** BEGIN Collected data **

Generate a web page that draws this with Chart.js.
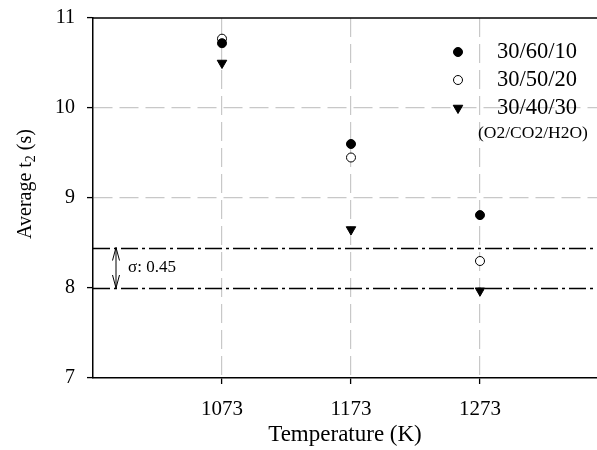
<!DOCTYPE html>
<html>
<head>
<meta charset="utf-8">
<script src="https://cdn.jsdelivr.net/npm/chart.js@4/dist/chart.umd.min.js"></script>
<style>
  html, body { margin: 0; padding: 0; background: #fff; overflow: hidden; }
  #wrap { width: 597px; height: 450px; }
  canvas { display: block; }
</style>
</head>
<body>
<div id="wrap"><canvas id="c" width="597" height="450"></canvas></div>
<script>
const temperatures = [1073, 1173, 1273];
const series6010 = [10.72, 9.60, 8.81];
const series5020 = [10.77, 9.45, 8.30];
const series4030 = [10.50, 8.65, 7.97];
const seriesLabels = ['30/60/10', '30/50/20', '30/40/30'];
const legendNote = '(O2/CO2/H2O)';
const yTickValues = [7, 8, 9, 10, 11];
const sigmaLines = [8.0, 8.45];
const sigmaLabel = 'σ: 0.45';

const FONT = '"Liberation Serif", "Times New Roman", serif';

function pts(vals) { return temperatures.map((t, i) => ({ x: t, y: vals[i] })); }

const overlay = {
  id: 'overlay',
  beforeDatasetsDraw(chart) {
    const { ctx, chartArea: a, scales: { x, y } } = chart;
    ctx.save();
    ctx.strokeStyle = '#000';
    ctx.lineWidth = 1.3;
    ctx.setLineDash([17, 4, 3, 4]);
    sigmaLines.forEach(v => {
      const py = Math.round(y.getPixelForValue(v)) + 0.5;
      ctx.beginPath(); ctx.moveTo(a.left, py); ctx.lineTo(a.right, py); ctx.stroke();
    });
    ctx.setLineDash([]);
    ctx.lineWidth = 1.5;
    ctx.beginPath(); ctx.moveTo(a.left, a.top); ctx.lineTo(a.right, a.top); ctx.stroke();
    const ax = a.left + 23;
    const y1 = y.getPixelForValue(sigmaLines[1]);
    const y0 = y.getPixelForValue(sigmaLines[0]);
    ctx.lineWidth = 1;
    ctx.beginPath();
    ctx.moveTo(ax, y1); ctx.lineTo(ax, y0);
    ctx.moveTo(ax - 3.5, y1 + 13); ctx.lineTo(ax, y1); ctx.lineTo(ax + 3.5, y1 + 13);
    ctx.moveTo(ax - 3.5, y0 - 13); ctx.lineTo(ax, y0); ctx.lineTo(ax + 3.5, y0 - 13);
    ctx.stroke();
    ctx.fillStyle = '#000';
    ctx.font = '17px ' + FONT;
    ctx.textAlign = 'left';
    ctx.textBaseline = 'middle';
    ctx.fillText(sigmaLabel, ax + 12, (y0 + y1) / 2);
    ctx.restore();
  },
  afterDraw(chart) {
    const { ctx } = chart;
    ctx.save();
    ctx.translate(26, 184);
    ctx.rotate(-Math.PI / 2);
    ctx.fillStyle = '#000';
    ctx.textBaseline = 'middle';
    const big = '20px ' + FONT, small = '14px ' + FONT;
    const parts = [['Average t', big, 0], ['2', small, 5], [' (s)', big, 0]];
    let total = 0;
    parts.forEach(p => { ctx.font = p[1]; total += ctx.measureText(p[0]).width; });
    let cx = -total / 2;
    ctx.textAlign = 'left';
    parts.forEach(p => { ctx.font = p[1]; ctx.fillText(p[0], cx, p[2]); cx += ctx.measureText(p[0]).width; });
    ctx.restore();

    ctx.save();
    const lx = 458, tx = 497, rows = [52, 80, 108];
    chart.data.datasets.forEach((ds, i) => {
      const py = rows[i];
      ctx.fillStyle = ds.pointBackgroundColor;
      ctx.strokeStyle = ds.pointBorderColor;
      ctx.lineWidth = ds.pointBorderWidth;
      Chart.helpers.drawPoint(ctx, {
        pointStyle: ds.pointStyle, rotation: ds.pointRotation || 0,
        radius: ds.pointRadius, borderWidth: ds.pointBorderWidth
      }, lx, py);
      ctx.fillStyle = '#000';
      ctx.font = '22.5px ' + FONT;
      ctx.textAlign = 'left';
      ctx.textBaseline = 'middle';
      ctx.fillText(ds.label, tx, py);
    });
    ctx.font = '17.5px ' + FONT;
    ctx.fillText(legendNote, 478, 133);
    ctx.restore();
  }
};

new Chart(document.getElementById('c'), {
  type: 'scatter',
  data: {
    datasets: [
      { label: seriesLabels[0], data: pts(series6010), pointStyle: 'circle', pointRadius: 4.5,
        pointBackgroundColor: '#000', pointBorderColor: '#000', pointBorderWidth: 1 },
      { label: seriesLabels[1], data: pts(series5020), pointStyle: 'circle', pointRadius: 4.5,
        pointBackgroundColor: '#fff', pointBorderColor: '#000', pointBorderWidth: 1 },
      { label: seriesLabels[2], data: pts(series4030), pointStyle: 'triangle', pointRotation: 180, pointRadius: 5.5,
        pointBackgroundColor: '#000', pointBorderColor: '#000', pointBorderWidth: 1 }
    ]
  },
  options: {
    responsive: false,
    animation: false,
    layout: { autoPadding: false, padding: { top: 18, right: 0, left: 0, bottom: 0 } },
    plugins: { legend: { display: false }, tooltip: { enabled: false } },
    elements: { point: { hoverRadius: 4.5 } },
    scales: {
      x: {
        type: 'linear', min: 973, max: 1363.7,
        afterBuildTicks: s => { s.ticks = temperatures.map(v => ({ value: v })); },
        afterFit: s => { s.height = 72; s.paddingLeft = 0; s.paddingRight = 0; },
        ticks: { color: '#000', font: { family: FONT, size: 21 }, padding: 13, maxRotation: 0,
                 callback: v => String(v) },
        grid: { color: '#c8c8c8', lineWidth: 1.2, tickColor: '#000', tickLength: 6, tickWidth: 1.3 },
        border: { color: '#000', width: 1.5, dash: [19, 7] },
        title: { display: true, text: 'Temperature (K)', color: '#000',
                 font: { family: FONT, size: 23 }, padding: { top: 0, bottom: 1 } }
      },
      y: {
        type: 'linear', min: 7, max: 11,
        afterBuildTicks: s => { s.ticks = yTickValues.map(v => ({ value: v })); },
        afterFit: s => { s.width = 93; s.paddingTop = 0; s.paddingBottom = 0; },
        ticks: { color: '#000', font: { family: FONT, size: 20 }, padding: 12 },
        grid: { color: c => (c.tick && (c.tick.value === 9 || c.tick.value === 10)) ? '#c8c8c8' : 'rgba(0,0,0,0)',
                lineWidth: 1.2, tickColor: '#000', tickLength: 6, tickWidth: 1.3 },
        border: { color: '#000', width: 1.5, dash: [19, 7] }
      }
    }
  },
  plugins: [overlay]
});
</script>
</body>
</html>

** END Collected data **

Give back every line exactly as it stands, pictures excluded.

▶ [Written answer]
Generate a web page that draws this with Chart.js.
<!DOCTYPE html>
<html>
<head>
<meta charset="utf-8">
<script src="https://cdn.jsdelivr.net/npm/chart.js@4/dist/chart.umd.min.js"></script>
<style>
  html, body { margin: 0; padding: 0; background: #fff; overflow: hidden; }
  #wrap { width: 597px; height: 450px; }
  canvas { display: block; }
</style>
</head>
<body>
<div id="wrap"><canvas id="c" width="597" height="450"></canvas></div>
<script>
const temperatures = [1073, 1173, 1273];
const series6010 = [10.72, 9.60, 8.81];
const series5020 = [10.77, 9.45, 8.30];
const series4030 = [10.50, 8.65, 7.97];
const seriesLabels = ['30/60/10', '30/50/20', '30/40/30'];
const legendNote = '(O2/CO2/H2O)';
const yTickValues = [7, 8, 9, 10, 11];
const sigmaLines = [8.0, 8.45];
const sigmaLabel = 'σ: 0.45';

const FONT = '"Liberation Serif", "Times New Roman", serif';

function pts(vals) { return temperatures.map((t, i) => ({ x: t, y: vals[i] })); }

const overlay = {
  id: 'overlay',
  beforeDatasetsDraw(chart) {
    const { ctx, chartArea: a, scales: { x, y } } = chart;
    ctx.save();
    ctx.strokeStyle = '#000';
    ctx.lineWidth = 1.3;
    ctx.setLineDash([17, 4, 3, 4]);
    sigmaLines.forEach(v => {
      const py = Math.round(y.getPixelForValue(v)) + 0.5;
      ctx.beginPath(); ctx.moveTo(a.left, py); ctx.lineTo(a.right, py); ctx.stroke();
    });
    ctx.setLineDash([]);
    ctx.lineWidth = 1.5;
    ctx.beginPath(); ctx.moveTo(a.left, a.top); ctx.lineTo(a.right, a.top); ctx.stroke();
    const ax = a.left + 23;
    const y1 = y.getPixelForValue(sigmaLines[1]);
    const y0 = y.getPixelForValue(sigmaLines[0]);
    ctx.lineWidth = 1;
    ctx.beginPath();
    ctx.moveTo(ax, y1); ctx.lineTo(ax, y0);
    ctx.moveTo(ax - 3.5, y1 + 13); ctx.lineTo(ax, y1); ctx.lineTo(ax + 3.5, y1 + 13);
    ctx.moveTo(ax - 3.5, y0 - 13); ctx.lineTo(ax, y0); ctx.lineTo(ax + 3.5, y0 - 13);
    ctx.stroke();
    ctx.fillStyle = '#000';
    ctx.font = '17px ' + FONT;
    ctx.textAlign = 'left';
    ctx.textBaseline = 'middle';
    ctx.fillText(sigmaLabel, ax + 12, (y0 + y1) / 2);
    ctx.restore();
  },
  afterDraw(chart) {
    const { ctx } = chart;
    ctx.save();
    ctx.translate(26, 184);
    ctx.rotate(-Math.PI / 2);
    ctx.fillStyle = '#000';
    ctx.textBaseline = 'middle';
    const big = '20px ' + FONT, small = '14px ' + FONT;
    const parts = [['Average t', big, 0], ['2', small, 5], [' (s)', big, 0]];
    let total = 0;
    parts.forEach(p => { ctx.font = p[1]; total += ctx.measureText(p[0]).width; });
    let cx = -total / 2;
    ctx.textAlign = 'left';
    parts.forEach(p => { ctx.font = p[1]; ctx.fillText(p[0], cx, p[2]); cx += ctx.measureText(p[0]).width; });
    ctx.restore();

    ctx.save();
    const lx = 458, tx = 497, rows = [52, 80, 108];
    chart.data.datasets.forEach((ds, i) => {
      const py = rows[i];
      ctx.fillStyle = ds.pointBackgroundColor;
      ctx.strokeStyle = ds.pointBorderColor;
      ctx.lineWidth = ds.pointBorderWidth;
      Chart.helpers.drawPoint(ctx, {
        pointStyle: ds.pointStyle, rotation: ds.pointRotation || 0,
        radius: ds.pointRadius, borderWidth: ds.pointBorderWidth
      }, lx, py);
      ctx.fillStyle = '#000';
      ctx.font = '22.5px ' + FONT;
      ctx.textAlign = 'left';
      ctx.textBaseline = 'middle';
      ctx.fillText(ds.label, tx, py);
    });
    ctx.font = '17.5px ' + FONT;
    ctx.fillText(legendNote, 478, 133);
    ctx.restore();
  }
};

new Chart(document.getElementById('c'), {
  type: 'scatter',
  data: {
    datasets: [
      { label: seriesLabels[0], data: pts(series6010), pointStyle: 'circle', pointRadius: 4.5,
        pointBackgroundColor: '#000', pointBorderColor: '#000', pointBorderWidth: 1 },
      { label: seriesLabels[1], data: pts(series5020), pointStyle: 'circle', pointRadius: 4.5,
        pointBackgroundColor: '#fff', pointBorderColor: '#000', pointBorderWidth: 1 },
      { label: seriesLabels[2], data: pts(series4030), pointStyle: 'triangle', pointRotation: 180, pointRadius: 5.5,
        pointBackgroundColor: '#000', pointBorderColor: '#000', pointBorderWidth: 1 }
    ]
  },
  options: {
    responsive: false,
    animation: false,
    layout: { autoPadding: false, padding: { top: 18, right: 0, left: 0, bottom: 0 } },
    plugins: { legend: { display: false }, tooltip: { enabled: false } },
    elements: { point: { hoverRadius: 4.5 } },
    scales: {
      x: {
        type: 'linear', min: 973, max: 1363.7,
        afterBuildTicks: s => { s.ticks = temperatures.map(v => ({ value: v })); },
        afterFit: s => { s.height = 72; s.paddingLeft = 0; s.paddingRight = 0; },
        ticks: { color: '#000', font: { family: FONT, size: 21 }, padding: 13, maxRotation: 0,
                 callback: v => String(v) },
        grid: { color: '#c8c8c8', lineWidth: 1.2, tickColor: '#000', tickLength: 6, tickWidth: 1.3 },
        border: { color: '#000', width: 1.5, dash: [19, 7] },
        title: { display: true, text: 'Temperature (K)', color: '#000',
                 font: { family: FONT, size: 23 }, padding: { top: 0, bottom: 1 } }
      },
      y: {
        type: 'linear', min: 7, max: 11,
        afterBuildTicks: s => { s.ticks = yTickValues.map(v => ({ value: v })); },
        afterFit: s => { s.width = 93; s.paddingTop = 0; s.paddingBottom = 0; },
        ticks: { color: '#000', font: { family: FONT, size: 20 }, padding: 12 },
        grid: { color: c => (c.tick && (c.tick.value === 9 || c.tick.value === 10)) ? '#c8c8c8' : 'rgba(0,0,0,0)',
                lineWidth: 1.2, tickColor: '#000', tickLength: 6, tickWidth: 1.3 },
        border: { color: '#000', width: 1.5, dash: [19, 7] }
      }
    }
  },
  plugins: [overlay]
});
</script>
</body>
</html>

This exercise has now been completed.